Our current WR corps isn't even that bad. Stills, Landry, Matthews, and hopefully this TE we picked up in FA is a beast. And for the way Tannehill plays he needs a lot of receivers who are good at running shorter routes.

If this guy can play as good as Charles Clay or better we're ok at receiver even if lacking a clear #1 go to guy. The go to guy on this team seems to be Jarvis Landry. I'd see how that works out first.


----------



## ATLien (Jun 18, 2002)

Parker isn't really that far behind White/Cooper. Just draft him. Don't trade.


----------



## hobojoe (Jun 20, 2003)

I have White as the best WR in the class and Parker and Cooper neck and neck for second. Stay where you are and draft Parker.


----------



## BlackNRed (Feb 9, 2005)

Miami would be stupid to pick a WR with their #1 with so many of them in the draft. One of the top 5 guys would likely fall to us in the 2nd anyway.

Kevin White, Amari Cooper

Perryman, Parker,

Jalen Strong, DGB, Phillip Dorsett.

And because the first round is so deep, one of the top prosects outside of White and Cooper will likely fall to Miami in the second round, the adding big needs on both sides of the ball.


----------



## Wade2Bosh (Mar 31, 2004)

I think you're too high on Stills, Landry and Matthews as a WR core. Landry is a great slot WR. Stills had a very nice season last year, but still have to see how much of that was him or having Brees as his QB. And Matthews was asking to be traded because he couldnt get playing time last season. 
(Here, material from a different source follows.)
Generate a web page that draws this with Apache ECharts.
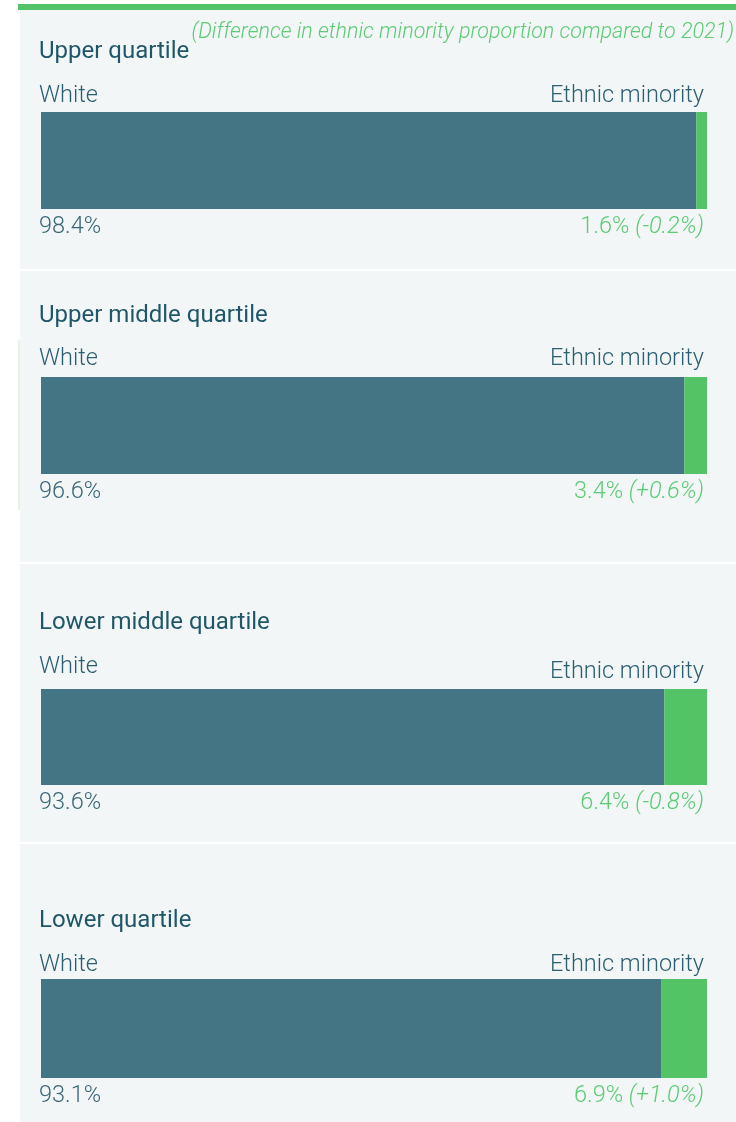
<!DOCTYPE html>
<html>
<head>
<meta charset="utf-8">
<script src="https://cdn.jsdelivr.net/npm/echarts@6/dist/echarts.min.js"></script>
<style>
html,body{margin:0;padding:0;background:#ffffff;}
#chart{width:736px;height:1122px;}
</style>
</head>
<body>
<div id="chart"></div>
<script>
// ---- data ----
const quartiles = ['Upper quartile', 'Upper middle quartile', 'Lower middle quartile', 'Lower quartile'];
const whitePct = [98.4, 96.6, 93.6, 93.1];
const minorityPct = [1.6, 3.4, 6.4, 6.9];
const minorityChange = ['-0.2', '+0.6', '-0.8', '+1.0'];
const leftLabel = 'White';
const rightLabel = 'Ethnic minority';
const subtitle = '(Difference in ethnic minority proportion compared to 2021)';

// ---- layout ----
const panels = [[10, 269], [271, 562], [564, 842], [844, 1122]];
const titleY = [52, 316, 623, 921];
const headLY = [96, 359, 667, 965];
const headRY = [96, 359, 672, 965];
const barTop = [112, 377, 689, 979];
const barH = [97, 97, 96, 99];
const barLeft = 41, barW = 666;

const FONT = 'Roboto';
const DARK = '#1f5668';
const TEAL = '#437585';
const GREEN = '#52c466';
const GREEN_TXT = '#5ccb74';

const chart = echarts.init(document.getElementById('chart'), null, {renderer: 'canvas'});

const grid = [], xAxis = [], yAxis = [], series = [], graphic = [];

panels.forEach((p, i) => {
  graphic.push({type: 'rect', z: -10, shape: {x: 20, y: p[0], width: 716, height: p[1] - p[0]}, style: {fill: '#f2f6f7'}});
});
graphic.push({type: 'rect', z: -9, shape: {x: 18, y: 340, width: 2, height: 170}, style: {fill: '#e3f4e6'}});
graphic.push({type: 'rect', shape: {x: 18, y: 4, width: 718, height: 6}, style: {fill: GREEN}});
graphic.push({type: 'text', x: 734, y: 33, style: {text: subtitle, font: 'italic 300 21.5px ' + FONT, fill: GREEN_TXT, align: 'right', verticalAlign: 'middle'}});

quartiles.forEach((q, i) => {
  grid.push({left: barLeft, width: barW, top: barTop[i], height: barH[i], containLabel: false});
  xAxis.push({type: 'value', gridIndex: i, min: 0, max: 100, show: false});
  yAxis.push({type: 'category', gridIndex: i, data: [q], show: false});
  graphic.push({type: 'text', x: 39, y: titleY[i], style: {text: q, font: '400 24px ' + FONT, fill: DARK, verticalAlign: 'middle'}});
  graphic.push({type: 'text', x: 39, y: headLY[i], style: {text: leftLabel, font: '300 23.5px ' + FONT, fill: '#2b5f71', verticalAlign: 'middle'}});
  graphic.push({type: 'text', x: 704, y: headRY[i], style: {text: rightLabel, font: '300 23.5px ' + FONT, fill: '#2b5f71', align: 'right', verticalAlign: 'middle'}});
  series.push({
    type: 'bar', xAxisIndex: i, yAxisIndex: i, stack: 's' + i, barWidth: '100%',
    data: [whitePct[i]], itemStyle: {color: TEAL}, silent: true,
    label: {show: true, position: [0, '100%'], offset: [-2, 6], align: 'left', verticalAlign: 'top',
      formatter: (prm) => prm.value.toFixed(1) + '%', fontFamily: FONT, fontWeight: 300, fontSize: 23.5, color: '#3a6676'}
  });
  series.push({
    type: 'bar', xAxisIndex: i, yAxisIndex: i, stack: 's' + i, barWidth: '100%',
    data: [minorityPct[i]], itemStyle: {color: GREEN}, silent: true,
    label: {show: true, position: ['100%', '100%'], offset: [-3, 6], align: 'right', verticalAlign: 'top',
      formatter: (prm) => '{a|' + prm.value.toFixed(1) + '% }{b|(' + minorityChange[i] + '%)}',
      rich: {
        a: {fontFamily: FONT, fontWeight: 300, fontSize: 23.5, color: GREEN_TXT},
        b: {fontFamily: FONT, fontWeight: 300, fontStyle: 'italic', fontSize: 23.5, color: GREEN_TXT}
      }}
  });
});

chart.setOption({animation: false, grid, xAxis, yAxis, series, graphic});
</script>
</body>
</html>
As for the other needs for the Dolphins, only Waynes is right there with Parker in terms of BPA.


----------



## ATLien (Jun 18, 2002)

This draft isn't that deep and there's a big drop off from Parker to Strong or Dorsett, but I haven't seen enough to know what else the Dolphins need.


----------



## BlackNRed (Feb 9, 2005)

@Wade2Bosh No I'm not overrating them. It's an average group with no clear #1 .. or even one at all. I think our offense could get by with it though.. I don't think our secondary is getting by with only players of note being 32 year old Brent Grimes and Reshad Jones who is a solid starter but no game changer.


My thoughts are we have a great pass rush.. but we need a good secondary to go with it.

Having CBs of Grimes Waynes.

Pass rush of Suh Wake Vernon.. that's turnover city, and any QBs worst nightmare.

I would only be salty if we pick a WR at #1 4 over Waynes if he's still on the board. If he's off the board then I'm ok with selecting a top-tier WR.


----------



## BlackNRed (Feb 9, 2005)

double post


----------



## Wade2Bosh (Mar 31, 2004)

What sucks about this draft is that it seems to be top-end weak at a lot of positions that the Fins need help at. Guard, FS, LB. So its really Waynes, if he is still there, or BPA which will likely mean Parker.


----------



## BlackNRed (Feb 9, 2005)

Wade2Bosh said:


> What sucks about this draft is that it seems to be top-end weak at a lot of positions that the Fins need help at. Guard, FS, LB. So its really Waynes, if he is still there, or BPA which will likely mean Parker.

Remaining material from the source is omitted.